**PROBLEM TO SOLVE**
Go through the listing below and list every line with "chart".

**SOURCE DATA**
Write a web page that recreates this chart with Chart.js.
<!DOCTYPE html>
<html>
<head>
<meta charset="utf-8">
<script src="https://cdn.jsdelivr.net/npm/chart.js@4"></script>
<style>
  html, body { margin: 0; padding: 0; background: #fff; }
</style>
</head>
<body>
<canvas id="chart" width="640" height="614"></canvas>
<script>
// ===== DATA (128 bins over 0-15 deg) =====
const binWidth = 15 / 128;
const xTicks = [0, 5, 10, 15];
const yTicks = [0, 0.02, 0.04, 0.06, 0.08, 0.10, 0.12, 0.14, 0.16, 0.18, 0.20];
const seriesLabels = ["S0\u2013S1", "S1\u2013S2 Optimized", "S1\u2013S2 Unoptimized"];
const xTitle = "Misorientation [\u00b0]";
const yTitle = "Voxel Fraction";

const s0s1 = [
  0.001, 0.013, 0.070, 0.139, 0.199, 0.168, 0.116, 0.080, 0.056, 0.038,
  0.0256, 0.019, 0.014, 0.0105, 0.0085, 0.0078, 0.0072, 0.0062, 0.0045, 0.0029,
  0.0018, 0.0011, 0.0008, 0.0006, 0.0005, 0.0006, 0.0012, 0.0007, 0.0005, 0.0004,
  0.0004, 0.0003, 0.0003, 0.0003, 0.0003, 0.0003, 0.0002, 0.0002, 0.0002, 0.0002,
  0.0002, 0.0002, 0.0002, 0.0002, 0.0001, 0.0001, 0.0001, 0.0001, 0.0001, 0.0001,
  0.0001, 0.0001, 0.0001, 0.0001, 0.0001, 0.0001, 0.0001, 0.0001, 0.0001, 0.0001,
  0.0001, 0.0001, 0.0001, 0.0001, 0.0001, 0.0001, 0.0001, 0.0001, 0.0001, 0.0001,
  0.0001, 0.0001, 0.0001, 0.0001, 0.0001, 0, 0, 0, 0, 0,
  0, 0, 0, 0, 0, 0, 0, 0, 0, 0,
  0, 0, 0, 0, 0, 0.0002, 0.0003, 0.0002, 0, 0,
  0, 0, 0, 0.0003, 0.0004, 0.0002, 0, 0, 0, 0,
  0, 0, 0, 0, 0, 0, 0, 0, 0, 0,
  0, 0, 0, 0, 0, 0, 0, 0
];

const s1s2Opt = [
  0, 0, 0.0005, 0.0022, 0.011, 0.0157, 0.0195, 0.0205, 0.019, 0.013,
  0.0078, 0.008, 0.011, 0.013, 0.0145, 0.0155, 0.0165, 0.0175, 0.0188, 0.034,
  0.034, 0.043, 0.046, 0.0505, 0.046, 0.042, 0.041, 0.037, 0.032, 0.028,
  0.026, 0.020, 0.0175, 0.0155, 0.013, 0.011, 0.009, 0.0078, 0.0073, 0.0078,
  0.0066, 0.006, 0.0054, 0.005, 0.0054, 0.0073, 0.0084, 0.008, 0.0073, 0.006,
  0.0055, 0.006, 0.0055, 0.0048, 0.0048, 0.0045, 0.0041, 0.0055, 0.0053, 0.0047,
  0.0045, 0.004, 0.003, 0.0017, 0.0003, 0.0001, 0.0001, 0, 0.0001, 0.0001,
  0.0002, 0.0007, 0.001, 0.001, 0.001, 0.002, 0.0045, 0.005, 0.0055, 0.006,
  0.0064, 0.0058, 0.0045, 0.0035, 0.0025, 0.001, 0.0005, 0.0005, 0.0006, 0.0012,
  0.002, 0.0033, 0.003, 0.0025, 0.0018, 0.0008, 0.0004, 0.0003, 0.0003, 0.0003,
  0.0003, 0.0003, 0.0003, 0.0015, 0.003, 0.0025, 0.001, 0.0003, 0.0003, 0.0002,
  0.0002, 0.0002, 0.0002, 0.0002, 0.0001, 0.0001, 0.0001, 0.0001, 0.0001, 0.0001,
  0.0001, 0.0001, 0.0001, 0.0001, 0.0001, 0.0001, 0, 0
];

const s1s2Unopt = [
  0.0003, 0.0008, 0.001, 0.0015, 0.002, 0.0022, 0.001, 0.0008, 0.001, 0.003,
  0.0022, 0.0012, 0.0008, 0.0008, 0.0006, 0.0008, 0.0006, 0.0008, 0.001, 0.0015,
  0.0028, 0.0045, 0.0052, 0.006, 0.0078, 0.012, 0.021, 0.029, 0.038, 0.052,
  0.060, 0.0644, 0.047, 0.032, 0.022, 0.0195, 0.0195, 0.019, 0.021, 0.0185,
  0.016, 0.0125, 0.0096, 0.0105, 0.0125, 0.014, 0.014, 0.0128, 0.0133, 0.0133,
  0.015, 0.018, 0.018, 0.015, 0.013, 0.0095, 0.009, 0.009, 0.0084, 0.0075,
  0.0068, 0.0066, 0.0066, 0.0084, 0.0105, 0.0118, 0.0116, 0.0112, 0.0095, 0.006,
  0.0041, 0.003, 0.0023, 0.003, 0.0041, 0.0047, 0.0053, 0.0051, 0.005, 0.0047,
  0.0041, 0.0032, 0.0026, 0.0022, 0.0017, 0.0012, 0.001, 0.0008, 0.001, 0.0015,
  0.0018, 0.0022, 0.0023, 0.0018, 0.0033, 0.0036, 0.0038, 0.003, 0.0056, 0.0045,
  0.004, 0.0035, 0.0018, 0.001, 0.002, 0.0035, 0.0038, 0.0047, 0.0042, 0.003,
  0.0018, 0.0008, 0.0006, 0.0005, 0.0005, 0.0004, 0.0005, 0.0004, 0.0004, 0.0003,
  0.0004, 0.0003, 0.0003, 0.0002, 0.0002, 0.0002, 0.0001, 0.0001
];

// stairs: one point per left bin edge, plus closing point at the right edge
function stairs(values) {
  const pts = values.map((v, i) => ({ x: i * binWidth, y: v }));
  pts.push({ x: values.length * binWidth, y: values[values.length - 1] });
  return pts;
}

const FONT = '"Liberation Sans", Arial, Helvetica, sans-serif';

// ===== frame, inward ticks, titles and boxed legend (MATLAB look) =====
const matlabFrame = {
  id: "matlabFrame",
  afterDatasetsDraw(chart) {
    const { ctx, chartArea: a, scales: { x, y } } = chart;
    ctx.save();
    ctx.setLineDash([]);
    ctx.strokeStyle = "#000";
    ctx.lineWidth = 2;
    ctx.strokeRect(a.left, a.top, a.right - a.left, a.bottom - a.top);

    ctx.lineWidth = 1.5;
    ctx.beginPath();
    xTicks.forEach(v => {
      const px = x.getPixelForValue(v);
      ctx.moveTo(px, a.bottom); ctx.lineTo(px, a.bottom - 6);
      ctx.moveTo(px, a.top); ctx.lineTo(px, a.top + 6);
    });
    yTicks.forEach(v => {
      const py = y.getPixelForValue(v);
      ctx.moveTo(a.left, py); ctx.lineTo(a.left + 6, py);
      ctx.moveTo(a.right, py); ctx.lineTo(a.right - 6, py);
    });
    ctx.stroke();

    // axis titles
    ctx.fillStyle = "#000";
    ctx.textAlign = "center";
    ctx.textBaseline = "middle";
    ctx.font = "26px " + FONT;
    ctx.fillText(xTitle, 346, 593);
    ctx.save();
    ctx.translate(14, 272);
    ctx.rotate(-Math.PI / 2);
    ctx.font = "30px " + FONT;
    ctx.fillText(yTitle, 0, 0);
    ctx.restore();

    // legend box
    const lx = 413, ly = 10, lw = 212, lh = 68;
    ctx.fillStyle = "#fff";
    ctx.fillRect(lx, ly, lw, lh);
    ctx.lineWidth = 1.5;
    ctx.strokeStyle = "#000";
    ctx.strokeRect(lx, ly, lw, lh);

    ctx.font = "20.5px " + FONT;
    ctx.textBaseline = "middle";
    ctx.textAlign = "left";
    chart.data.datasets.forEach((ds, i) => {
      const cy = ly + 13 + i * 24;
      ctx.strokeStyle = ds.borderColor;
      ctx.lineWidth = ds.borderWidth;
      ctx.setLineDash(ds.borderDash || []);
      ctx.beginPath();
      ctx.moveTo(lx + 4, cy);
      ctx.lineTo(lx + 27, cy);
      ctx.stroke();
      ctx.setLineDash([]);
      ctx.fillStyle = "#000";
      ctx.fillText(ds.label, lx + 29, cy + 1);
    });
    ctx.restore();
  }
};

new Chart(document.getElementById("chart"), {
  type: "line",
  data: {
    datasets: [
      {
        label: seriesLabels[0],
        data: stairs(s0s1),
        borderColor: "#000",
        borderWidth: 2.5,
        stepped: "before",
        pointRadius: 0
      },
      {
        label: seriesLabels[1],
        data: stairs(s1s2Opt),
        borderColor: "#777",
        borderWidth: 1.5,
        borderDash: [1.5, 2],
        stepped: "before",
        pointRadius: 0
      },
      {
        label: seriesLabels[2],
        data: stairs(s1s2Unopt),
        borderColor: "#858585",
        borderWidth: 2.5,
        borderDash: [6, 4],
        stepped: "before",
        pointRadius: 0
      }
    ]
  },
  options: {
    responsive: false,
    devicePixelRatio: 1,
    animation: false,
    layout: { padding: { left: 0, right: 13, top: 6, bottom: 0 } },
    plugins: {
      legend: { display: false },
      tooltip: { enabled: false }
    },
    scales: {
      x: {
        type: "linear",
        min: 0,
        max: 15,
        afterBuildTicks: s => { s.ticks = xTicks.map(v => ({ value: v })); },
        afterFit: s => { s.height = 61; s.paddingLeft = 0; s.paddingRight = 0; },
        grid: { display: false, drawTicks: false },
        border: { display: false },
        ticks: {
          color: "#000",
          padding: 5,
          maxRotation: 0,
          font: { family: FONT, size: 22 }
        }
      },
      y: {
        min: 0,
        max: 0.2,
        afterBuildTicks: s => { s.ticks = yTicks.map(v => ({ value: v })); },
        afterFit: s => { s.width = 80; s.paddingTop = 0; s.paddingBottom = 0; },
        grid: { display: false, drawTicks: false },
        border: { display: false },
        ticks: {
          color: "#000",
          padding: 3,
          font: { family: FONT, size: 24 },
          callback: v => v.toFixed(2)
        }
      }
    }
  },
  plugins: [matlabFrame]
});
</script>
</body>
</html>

**EXERCISE RESPONSE**
Write a web page that recreates this chart with Chart.js.
<script src="https://cdn.jsdelivr.net/npm/chart.js@4"></script>
<canvas id="chart" width="640" height="614"></canvas>
  afterDatasetsDraw(chart) {
    const { ctx, chartArea: a, scales: { x, y } } = chart;
    chart.data.datasets.forEach((ds, i) => {
new Chart(document.getElementById("chart"), {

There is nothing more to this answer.